Going Over the Scrape Lines — With a Small Kitchen Knife

This section is for grown-ups. Kids and younger teens, the wood carving tool method in Chapter 44 will get you the same results. It’s much easier to control. If you are using a knife, wearing gloves is strongly recommended.
This section covers the same goal as Scrape Lines with Wood Carving Tools: cutting along all the scrape lines to create a clean boundary before removing the skin. The difference is you’re using a small flat-edge paring knife instead of wood carving tools.
Trace every scrape line on your stencil with the tip of the knife, drawing it carefully along each line with light pressure. You’re scoring straight down through the skin, a couple of millimeters deep at most. The cut line will act as a natural stop during the scraping step, keeping you from straying outside the scraped areas.

(Photo: Pumpkin portrait with scrape lines traced and saw lines marked as pushpin holes. With this many lines, keeping the stencil is not a suggestion.)

Ignore the saw hole lines and any black Sharpie filled areas. Those are handled in other steps.

Identifying your scrape lines. Refer to your original printed stencil to confirm which lines are the scrape lines. In Pumpkin Studio they are the red lines. This is where having a clean second printed copy of your stencil really helps. You may also want to refer to the tissue or stencil paper that was attached to your pumpkin. This is especially helpful for lines near the corners where folds distorted the original lines and you had to connect them by hand.

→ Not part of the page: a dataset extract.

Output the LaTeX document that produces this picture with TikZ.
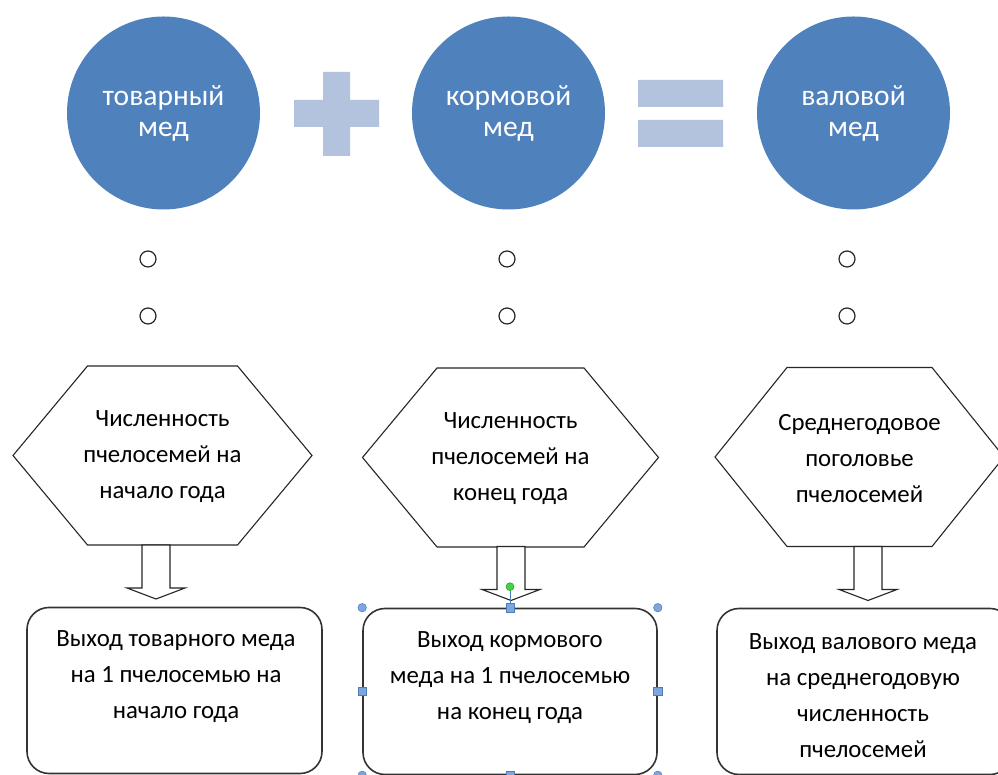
\documentclass[tikz,border=0pt]{standalone}
\usepackage{fontspec}
\setmainfont{Carlito}
\usepackage{tikz}
\usetikzlibrary{calc,positioning}
\definecolor{discblue}{HTML}{4F81BD}
\definecolor{sign}{HTML}{B3C2DD}
\definecolor{handle}{HTML}{7EA6DC}
\definecolor{handleline}{HTML}{4A7EBB}
\definecolor{rotgreen}{HTML}{3DD83D}
\tikzset{disc/.style={circle,fill=discblue,minimum size=193pt,inner sep=0pt,text=white,align=center,font=\fontsize{29.5}{33}\selectfont},hexline/.style={draw=black!85,line width=1.1pt},hextext/.style={align=center,font=\fontsize{24.8}{36}\selectfont},outbox/.style={draw=black!80,line width=1.6pt,rounded corners=22pt,minimum width=295pt,minimum height=166pt,inner sep=0pt},ring/.style={circle,draw=black!85,line width=1.2pt,minimum size=16pt,inner sep=0pt},grip/.style={fill=handle,draw=handleline,line width=.5pt,minimum size=8.5pt,inner sep=0pt},blockarrow/.pic={\draw[draw=black!85,fill=white,line width=1.1pt] (-14,0) -- (-14,-43) -- (-29,-43) -- (0,-54) -- (29,-43) -- (14,-43) -- (14,0) -- cycle;}}
\begin{document}
\begin{tikzpicture}[x=1pt,y=1pt]
 \useasboundingbox (0,0) rectangle (998,775); \clip (0,0) rectangle (998,775);
 \node[disc] (tov) at (163.5,662) {товарный\\[-2pt]мед};
 \node[disc] (korm) at (508.5,662) {кормовой\\[-2pt]мед};
 \node[disc] (val) at (853.5,662) {валовой\\[-2pt]мед};
 \fill[sign] (294,648) rectangle (379,675) (323,619) rectangle (350,703);
 \fill[sign] (638,668) rectangle (723,695) (638,628) rectangle (723,655);
 \foreach \x/\n in {148/1,507/2,847/3} {\node[ring] (ra\n) at (\x,516) {}; \node[ring] (rb\n) at (\x,459) {};}
 % hexagons
 \node[hextext] (h1) at (162.5,318) {Численность\\пчелосемей на\\начало года};
 \node[hextext] (h2) at (510.5,316.5) {Численность\\пчелосемей на\\конец года};
 \node[hextext] (h3) at (859.5,316.5) {Среднегодовое\\поголовье\\пчелосемей};
 \foreach \n/\w/\f/\c in {h1/149.5/75/1.5,h2/148/73.5/1,h3/144.5/72.5/1.5}
  \draw[hexline] ($(\n)+(-\w,\c)$) -- ($(\n)+(-\f,89.5+\c)$) -- ($(\n)+(\f,89.5+\c)$) -- ($(\n)+(\w,\c)$) -- ($(\n)+(\f,-89.5+\c)$) -- ($(\n)+(-\f,-89.5+\c)$) -- cycle;
 \foreach \n/\d in {h1/-6.5,h2/0.5,h3/8.5} \path (\n) ++(\d,-88) pic {blockarrow};
 % result boxes
 \node[outbox] (b1) at (174.5,84.5) {};
 \node[outbox,minimum width=294pt] (b2) at (510,83.5) {};
 \node[outbox] (b3) at (864.5,83.5) {};
 \node[hextext] (t1) at (176,98) {Выход товарного меда\\на 1 пчелосемью на\\начало года};
 \node[hextext] (t2) at (510,97.5) {Выход кормового\\меда на 1 пчелосемью\\на конец года};
 \node[hextext] (t3) at (863,79) {Выход валового меда\\на среднегодовую\\численность\\пчелосемей};
 % selection handles
 \node[circle,fill=rotgreen,draw=rotgreen!60!black,line width=.4pt,minimum size=8pt,inner sep=0pt] (rot) at ($(b2.north)+(0,21)$) {};
 \draw[handleline,line width=.6pt] (rot) -- (b2.north);
 \foreach \a/\n in {north west/nw,north east/ne,south west/sw,south east/se} \node[grip,circle] (g\n) at (b2.\a) {};
 \foreach \a/\n in {north/n,south/s,west/w,east/e} \node[grip,rectangle] (s\n) at (b2.\a) {};
\end{tikzpicture}
\end{document}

  • Sharpie Trace method: if you used different colored Sharpies when tracing onto the pumpkin, the scrape lines should be easy to identify. If different line types used the same color Sharpie, be careful not to confuse your scrape lines with any Black Sharpie Marking lines or Saw lines. Check against your printed stencil.
  • Pushpin method: follow your dotted lines carefully, using your stencil to confirm which dots are scrape lines. Rub a little flour over the surface first to make the dots easier to see.

Keep your stencil close throughout this whole step. You’ll be checking it constantly.

Remember, rotate or lay the pumpkin on its side to keep yourself in a comfortable position. Always cut away from your body and hands.